Mr. William Luhman, director of Ft. Wayne's famous Capehart Choraleers, has at an early age distinguished himself in the world of music. He studied piano for 12 years and upon entering Purdue University was selected as accompanist for all the Purdue musical organizations and was named assistant to Director Albert P. Stewart, a position he held until 1948 when he resigned to complete his formal education. In the summer of 1950 he was piano soloist and assistant conductor of the Purdue Glee Club during its concert tour of Europe. He performed at eleven colleges and universities in England, France, Luxembourg, and Germany. North Manchester residents may recall the Luhman appeared here with the Purdue Glee Club on no less than six occasions.
 
 
The Manchester College String Symphony is pleased to announce a special treat is in store for music lovers of this area. Mr. Mishel Piastro, conductor of the Longines Symphonette and concertmaster under Toscanini and teh NBC symphony for 11 years, has been invited by Professor Stinebaugh to be on campus as gueat conductor and soloist for the 10th Annual String Festival. This occasion on Saturday, March 17, 1956, will bring hundreds of people to hear and see this great artist.
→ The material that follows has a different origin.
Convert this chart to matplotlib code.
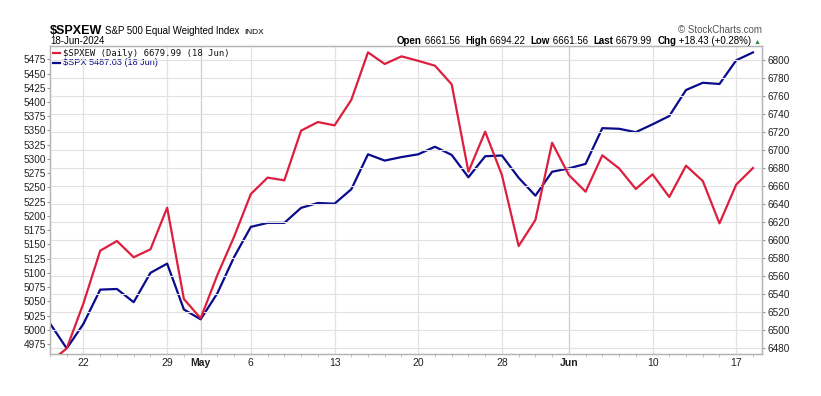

The Symphony Society wishes to express appreciation for the new record set in Symphony Sponsorships this 17th Season.

The second concert of the season will be on Sunday afternoon, February 19, and plans are underway for a very interesting program designed primarily for the young people in this and neighboring communities. The final concert is scheduled for May 6, 1956.